I tried a new (to me) cereal this morning: Kellogg's Smart Start. I had tasted a couple of pieces of it recently and liked it; nice flavor, nice crunch.

So while I was eating it, I looked it up online to find out more about it. (The box wasn't available.) And I came across the nutrition info page, presumably an image of the nutrition-info panel from the box, and I read the ingredients.

Looking only at the sweeteners and the grains, the ingredients go like this:

oat blend (whole oats, oat bran), rice, sugar, oat clusters (sugar, toasted oats (rolled oats, sugar, .., molasses, honey, ...), wheat flakes, crisp rice (rice, sugar, barley malt, ...), corn syrup, ..., honey, ...), high fructose corn syrup, ...

So apparently the way to make this stuff goes something like this:

  1. Take rolled oats and add three kinds of sweeteners.
  2. Take rice and add two kinds of sweeteners.
  3. Mix the rolled oats and rice together with some wheat and add three more kinds of sweeteners.
  4. Add oats, rice, and two more kinds of sweeteners.

Or, to put it another way, the cereal consists of oats, rice, wheat, and ten sweeteners.

No wonder it's tasty!

Yes, I realize I'm not being fair in how I counted that. It's hard to tell exactly how much sweetener there really is in this stuff. But given how high sugar alone appears in the ingredients list and in each sub-list, I kinda get the impression there's a lot of sweet stuff in this cereal.

Elsewhere in the nutrition-info panel it says that every 60g serving contains 17g of sugars, so sugars are a little more than a quarter of the content by weight, which appears to be about the same as the granola that I sometimes have for breakfast. So it's not as extreme as the number of different kinds of sweetener might suggest. But it still looks like a lot in the ingredients list.

(Btw, polydextrose is another ingredient in the oat clusters, but TSOR suggests that that's not a sweetener, just a sort of thickener/texturing agent made from dextrose.)

One Response to “Smart, but sweet, Start”

  1. Kir

    polydextrose is another ingredient in the oat clusters, but TSOR suggests that that’s not a sweetener, just a sort of thickener/texturing agent made from dextrose

    I wonder if polydextrose, even if not sweet, is still a contributor to insulin resistance.

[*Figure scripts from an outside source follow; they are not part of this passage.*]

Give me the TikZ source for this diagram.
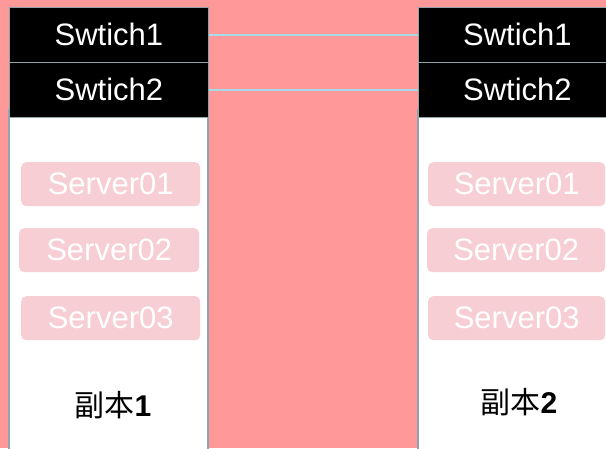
\documentclass[tikz,border=0pt]{standalone}
\usepackage{fontspec}
\setmainfont{Liberation Sans}
\newfontfamily\cjk{Noto Sans CJK SC}
\definecolor{bgpink}{HTML}{FF9999}
\definecolor{srvpink}{HTML}{F7CED3}
\definecolor{edgegray}{HTML}{8FA5AB}
\definecolor{linkblue}{HTML}{A6DAE6}
\tikzset{
  colbody/.style={draw=edgegray, fill=white, line width=1.6pt},
  switchbox/.style={fill=black, draw=edgegray, line width=0.8pt, text=white,
    minimum width=199pt, minimum height=55pt, inner sep=0pt, anchor=north west,
    font=\fontsize{31}{36}\selectfont},
  serverbox/.style={fill=srvpink, rounded corners=5pt, text=white,
    minimum height=44pt, inner sep=0pt, anchor=north west,
    font=\fontsize{31}{36}\selectfont},
  replica/.style={font=\fontsize{30}{35}\selectfont\bfseries},
  linkline/.style={draw=linkblue, line width=1.2pt}
}
\begin{document}
\begin{tikzpicture}[x=1pt,y=-1pt]
\useasboundingbox (0,0) rectangle (606,448);
\clip (0,0) rectangle (606,448);
\fill[bgpink] (0,0) rectangle (606,448);
% column bodies
\draw[colbody] (9,110) rectangle (208,460);
\draw[colbody] (418,110) rectangle (620,460);
% switches
\node[switchbox] (L1) at (9,7) {Swtich1};
\node[switchbox] (L2) at (9,62) {Swtich2};
\node[switchbox, minimum width=198pt] (R1) at (418,7) {Swtich1};
\node[switchbox, minimum width=198pt] (R2) at (418,62) {Swtich2};
% links
\draw[linkline] (L1.east) -- (R1.west);
\draw[linkline] (L2.east) -- (R2.west);
% servers left
\node[serverbox, minimum width=179pt] (LS1) at (21,162) {Server01};
\node[serverbox, minimum width=180pt] (LS2) at (19,228) {Server02};
\node[serverbox, minimum width=179pt] (LS3) at (21,296) {Server03};
% servers right
\node[serverbox, minimum width=177pt] (RS1) at (428,162) {Server01};
\node[serverbox, minimum width=178pt] (RS2) at (427,228) {Server02};
\node[serverbox, minimum width=177pt] (RS3) at (428,296) {Server03};
% replica labels
\node[replica] (C1) at (113,405) {{\cjk\mdseries 副本}1};
\node[replica] (C2) at (519,402) {{\cjk\mdseries 副本}2};
\end{tikzpicture}
\end{document}
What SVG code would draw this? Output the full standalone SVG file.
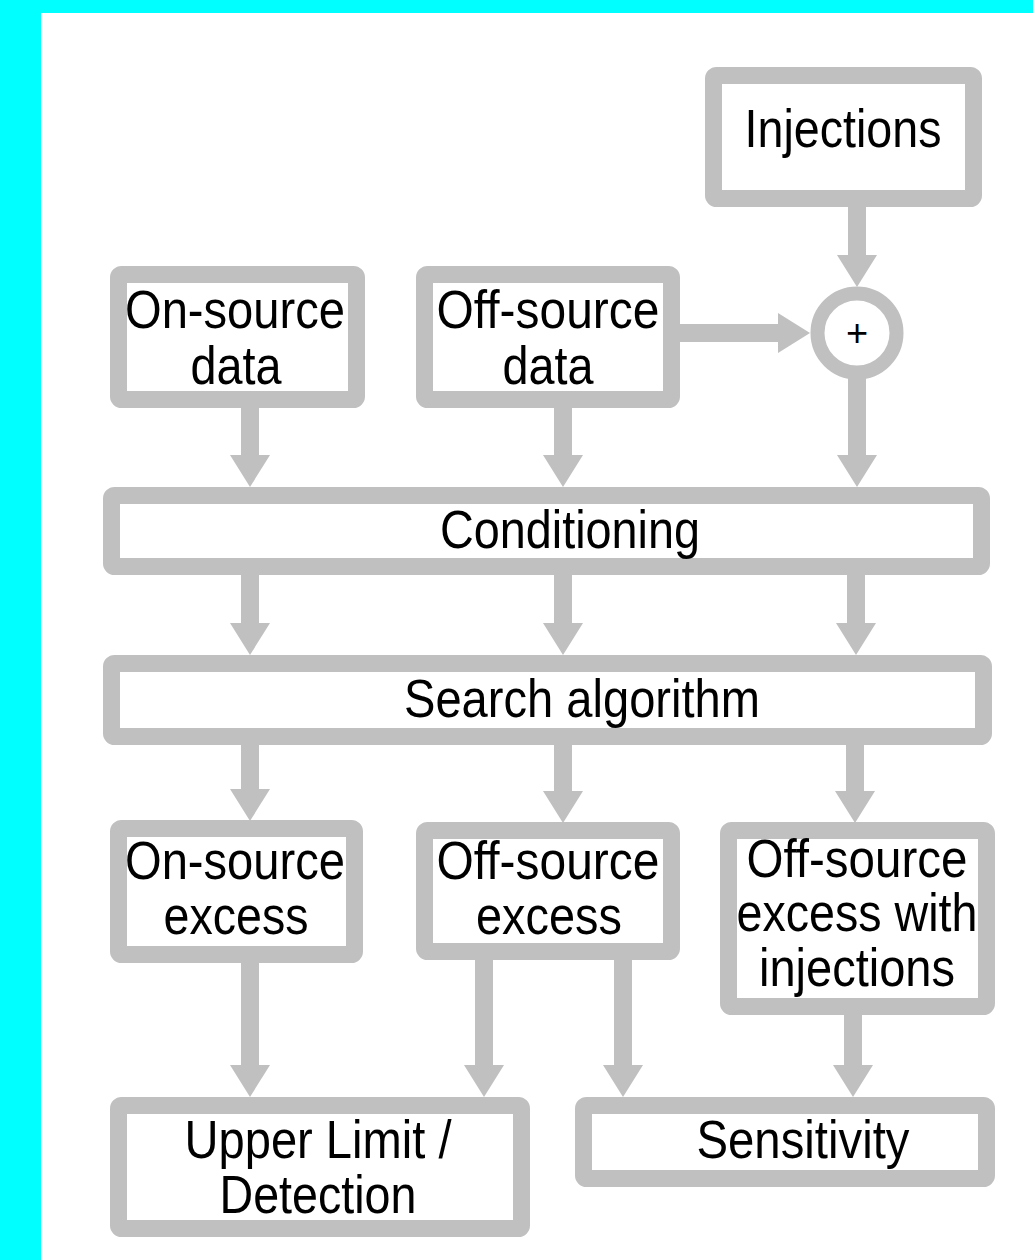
<svg xmlns="http://www.w3.org/2000/svg" width="1033" height="1260" viewBox="0 0 1033 1260">
<style>
.box{fill:#fff;stroke:#c0c0c0;stroke-width:17;stroke-linejoin:round}
.lbl{font-family:"Liberation Sans",Arial,sans-serif;font-size:54px;fill:#000;text-anchor:middle}
.con{stroke:#c0c0c0;stroke-width:18;fill:none}
</style>
<defs>
<marker id="ah" markerUnits="userSpaceOnUse" markerWidth="32" markerHeight="40" viewBox="0 0 32 40" refX="0" refY="20" orient="auto">
<path d="M0,0 L32,20 L0,40 z" fill="#c0c0c0"/>
</marker>
</defs>
<rect x="0" y="0" width="1033" height="1260" fill="#00ffff"/>
<rect x="41" y="13" width="992" height="1247" fill="#fff"/>
<g id="connectors">
<line class="con" x1="857" y1="207" x2="857" y2="255" marker-end="url(#ah)"/>
<line class="con" x1="680" y1="333" x2="778" y2="333" marker-end="url(#ah)"/>
<line class="con" x1="857" y1="378" x2="857" y2="455" marker-end="url(#ah)"/>
<line class="con" x1="250" y1="408" x2="250" y2="455" marker-end="url(#ah)"/>
<line class="con" x1="563" y1="408" x2="563" y2="455" marker-end="url(#ah)"/>
<line class="con" x1="250" y1="575" x2="250" y2="623" marker-end="url(#ah)"/>
<line class="con" x1="563" y1="575" x2="563" y2="623" marker-end="url(#ah)"/>
<line class="con" x1="856" y1="575" x2="856" y2="623" marker-end="url(#ah)"/>
<line class="con" x1="250" y1="745" x2="250" y2="789" marker-end="url(#ah)"/>
<line class="con" x1="563" y1="745" x2="563" y2="791" marker-end="url(#ah)"/>
<line class="con" x1="855" y1="745" x2="855" y2="791" marker-end="url(#ah)"/>
<line class="con" x1="250" y1="962" x2="250" y2="1065" marker-end="url(#ah)"/>
<line class="con" x1="484" y1="958" x2="484" y2="1065" marker-end="url(#ah)"/>
<line class="con" x1="623" y1="958" x2="623" y2="1065" marker-end="url(#ah)"/>
<line class="con" x1="853" y1="1013" x2="853" y2="1065" marker-end="url(#ah)"/>
</g>
<g id="injections"><rect class="box" x="713.5" y="75.5" width="260" height="123" rx="3"/><text class="lbl" x="843" y="147" textLength="197" lengthAdjust="spacingAndGlyphs">Injections</text></g>
<g id="sum"><circle cx="857" cy="333" r="39.5" fill="#fff" stroke="#c0c0c0" stroke-width="14"/><text x="857" y="346" font-family="Liberation Sans,Arial,sans-serif" font-size="38" text-anchor="middle">+</text></g>
<g id="onsource-data"><rect class="box" x="118.5" y="274.5" width="238" height="125" rx="3"/><text class="lbl" x="235" y="328" textLength="220" lengthAdjust="spacingAndGlyphs">On-source</text><text class="lbl" x="236" y="384" textLength="91" lengthAdjust="spacingAndGlyphs">data</text></g>
<g id="offsource-data"><rect class="box" x="424.5" y="274.5" width="247" height="125" rx="3"/><text class="lbl" x="548" y="328" textLength="223" lengthAdjust="spacingAndGlyphs">Off-source</text><text class="lbl" x="548" y="384" textLength="91" lengthAdjust="spacingAndGlyphs">data</text></g>
<g id="conditioning"><rect class="box" x="111.5" y="495.5" width="870" height="71" rx="3"/><text class="lbl" x="570" y="548" textLength="260" lengthAdjust="spacingAndGlyphs">Conditioning</text></g>
<g id="search"><rect class="box" x="111.5" y="663.5" width="872" height="73" rx="3"/><text class="lbl" x="582" y="717" textLength="356" lengthAdjust="spacingAndGlyphs">Search algorithm</text></g>
<g id="onsource-excess"><rect class="box" x="118.5" y="828.5" width="236" height="126" rx="3"/><text class="lbl" x="235" y="879" textLength="220" lengthAdjust="spacingAndGlyphs">On-source</text><text class="lbl" x="236" y="934" textLength="145" lengthAdjust="spacingAndGlyphs">excess</text></g>
<g id="offsource-excess"><rect class="box" x="424.5" y="830.5" width="247" height="121" rx="3"/><text class="lbl" x="548" y="879" textLength="223" lengthAdjust="spacingAndGlyphs">Off-source</text><text class="lbl" x="549" y="934" textLength="146" lengthAdjust="spacingAndGlyphs">excess</text></g>
<g id="offsource-inj"><rect class="box" x="728.5" y="830.5" width="258" height="176" rx="3"/><text class="lbl" x="857" y="877" textLength="221" lengthAdjust="spacingAndGlyphs">Off-source</text><text class="lbl" x="857" y="931" textLength="241" lengthAdjust="spacingAndGlyphs">excess with</text><text class="lbl" x="857" y="986" textLength="196" lengthAdjust="spacingAndGlyphs">injections</text></g>
<g id="upper-limit"><rect class="box" x="118.5" y="1105.5" width="403" height="123" rx="3"/><text class="lbl" x="318" y="1158" textLength="267" lengthAdjust="spacingAndGlyphs">Upper Limit /</text><text class="lbl" x="318" y="1213" textLength="197" lengthAdjust="spacingAndGlyphs">Detection</text></g>
<g id="sensitivity"><rect class="box" x="583.5" y="1105.5" width="403" height="73" rx="3"/><text class="lbl" x="803" y="1158" textLength="213" lengthAdjust="spacingAndGlyphs">Sensitivity</text></g>
</svg>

    I make granola at home with oats, toasted on a cookie sheet in the oven. I may add – depending on mood — some (never all) of honey, cinnamon, nutmeg, brown sugar, maple syrup, dried apples, finely chopped nuts, dried bananans, dried blueberries, currants, butter. (Most common adds are currents and cinnamon, with a thin sprinkle of butter-and-brown-sugar). More than sweet enough, I’m sure.